Dealing with the Commissioner's Office can be a complex task

Dealing with body corporate laws in Queensland can be a complex and time-consuming task, and for the uninitiated it can lead to potentially stressful and expensive outcomes. The Queensland Government established the Office of the Commissioner for Body Corporate and Community Management (BCCM) as a specialist agency to provide information and dispute resolution services for those who live, invest or work in community titles schemes in Queensland.

What you could expect

And while the BCCM was set up with all good intentions, the practical reality is the Commissioner’s office is, like many other public services, under-funded and overworked. With the rapid expansion in strata schemes in Queensland, the result is a Commissioner’s office that is under pressure to process and handle record levels of inquiries and applications. Hynes Legal partner Frank Higginson says the added pressure on BCCM staff underscores the importance of seeking legal advice before initiating or responding to any formal processes through the Commission.

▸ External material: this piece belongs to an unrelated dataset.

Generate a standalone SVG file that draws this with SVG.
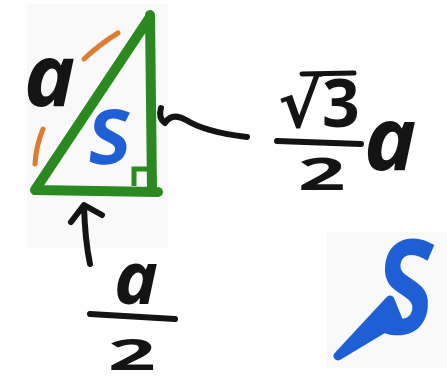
<svg xmlns="http://www.w3.org/2000/svg" width="447" height="390" viewBox="0 0 447 390">
<style>
.ink{fill:none;stroke:#141414;stroke-linecap:round;stroke-linejoin:round}
.hand{font-family:"Noto Sans","DejaVu Sans",sans-serif;font-style:italic;font-weight:bold;fill:#141414}
.up{font-style:normal}
.blue{fill:#1f5fd6}
.green{fill:none;stroke:#2b8a1f;stroke-width:10;stroke-linecap:round;stroke-linejoin:round}
.orange{fill:none;stroke:#e07b32;stroke-width:5;stroke-linecap:round}
</style>
<rect width="447" height="390" fill="#ffffff"/>
<g id="triangle-panel">
<rect x="27" y="4" width="141" height="244" fill="#f9f9f9"/>
<path class="green" d="M150,15 L152,190 M35,190 L158,192 M35,190 L150,17"/>
<path d="M134,186 L134,169 L149,169" fill="none" stroke="#2b8a1f" stroke-width="5"/>
<path class="orange" d="M84,59 Q100,44 118,33"/>
<path class="orange" d="M43,129 Q36,146 35,164"/>
<text class="hand" x="24" y="106" font-size="86">a</text>
<text class="hand blue up" transform="translate(86,164) skewX(-6)" font-size="76">S</text>
</g>
<g id="label-height">
<path class="ink" stroke-width="6" d="M161,108 Q158,118 165,123 Q172,112 186,120 Q205,132 247,137"/>
<text class="hand up" x="278" y="127" font-size="66">√3</text>
<path class="ink" stroke-width="5" d="M302,74 L354,73"/>
<path class="ink" stroke-width="6" d="M277,141 L361,144"/>
<text class="hand up" transform="translate(298,190) scale(1.6,0.85)" font-size="52">2</text>
<text class="hand" x="364" y="170" font-size="88">a</text>
</g>
<g id="label-base">
<path class="ink" stroke-width="6" d="M84,206 Q85,240 90,264 M71,222 L84,205 L102,215"/>
<text class="hand" x="114" y="304" font-size="74">a</text>
<path class="ink" stroke-width="6" d="M90,314 L175,319"/>
<text class="hand up" transform="translate(108,370) scale(1.9,0.98)" font-size="44">2</text>
</g>
<g id="big-s">
<rect x="327" y="232" width="120" height="136" fill="#f9f9f9"/>
<text class="hand blue up" transform="translate(372,334) scale(0.76,0.97) skewX(-8)" font-size="136">S</text>
<path d="M338,356 L390,300 L398,320 Z" fill="#1f5fd6" stroke="#1f5fd6" stroke-width="9" stroke-linejoin="round"/>
</g>
</svg>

“Anyone seeking adjudication over a dispute through the Commissioner’s office needs to go in with their eyes wide open,” Mr Higginson says. “The same goes for anyone responding to an application that has been made to the BCCM. This is not a space for people who aren’t well prepared or well informed."

The majority of adjudications are conducted entirely on paper; the application to the Commissioner’s office is the instrument the adjudicator relies upon in making their decision. Mr Higginson says properly preparing an application is crucial to enhancing the chances of success. The same advice applies to anyone responding to an application made through the BCCM.

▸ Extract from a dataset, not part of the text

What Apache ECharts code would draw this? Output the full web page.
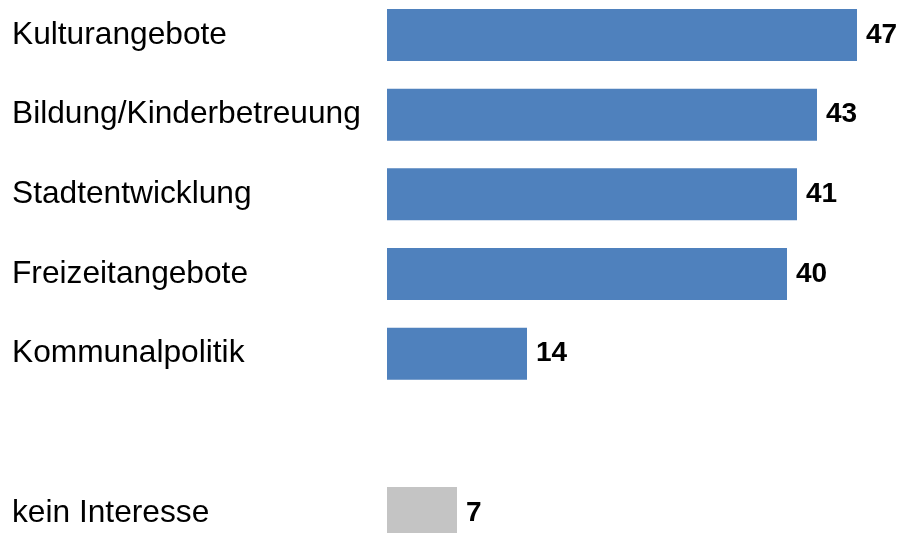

“A poorly worded or poorly compiled application or response can mean the difference between success and failure,” he says. “These are complex documents requiring careful consideration about complex areas of law and we would advise people to seek legal counsel before having any formal interaction with the process.”

The BCCM encourages disputing parties to explore all avenues of resolution before formally approaching the Commissioner’s office. Unless there has been a genuine attempt at self-resolution the BCCM will decline to consider a matter until both parties have at least attempted that path. Body corporate disputes can then go either of two routes through the Queensland BCCM: through conciliation or through adjudication. The conciliation route is where the parties in dispute meet with an independent person who understands body corporate law in Queensland and seeks to broker a mutually agreeable outcome.

Strata Webinar

Former BCCM Commissioner Chris Irons, who co-hosts the popular Hynes Legal strata webinars with Mr Higginson, says conciliation is by far the most popular route taken by disputing parties and is also the fastest process, currently taking about 6-8 weeks after application. In contrast, adjudication can take as long as 12 months or more, depending on the complexity of the case and the quality of the application.

“It's all paper based,” Mr Irons said in a recent Hynes webinar on the topic. “There's no hearings, there’s no oral discussions or arguments or anything like that. So, you put in your application and then you wait for the outcome.”

Because adjudicators must rely on the documentation that parties supply, there is often the temptation to pad out the application with large amounts of information that is only tangential to the issue in dispute. Former BCCM adjudicator and barrister Sean Barry told a recent Hynes webinar that he had heard of an application that was 1500-pages long that include pages of irrelevant information.

“Filling an application full of irrelevant material and irrelevant events that go back 20 years that holds no interest to the adjudicator whatsoever just bogs the process down,” he said.

Mr Barry said a common issue in applications was parties re-heating past grievances that bore no relevance to the matter at hand. Applicants should be concise, explicit about what they are seeking and provide only the pertinent material to be considered. Mr Higginson said because many body corporate disputes were emotional at their core, rather than commercial, applications to the BCCM could spiral out of control unless they were handled by professionals who were experienced in how the Office of the Body Corporate Commissioner operated.

“There is the temptation for someone in dispute with their body corporate to go full barrack-room lawyer and try to represent themselves through this process, but that is fraught with peril,” he said. “We’ve seen too many applications either fail or become lengthy and costly nightmares because people have started a process that they didn’t fully understand or where they didn’t appreciate the complexities involved.”

Former BCCM Commissioner Chris Irons said opting to follow the adjudication path was not for the faint of heart.

“You’ve got to be resilient enough to go through the process,” he said. “It’s one thing to seek justice. It's quite another thing to be able to sustain yourself through the rigorous process that you'll have to go through... It’s 12 months of action, paperwork, thinking, stressing, doing. You've got to actually be match fit to do it. And if you're not match fit, there’s no point embarking on the process.”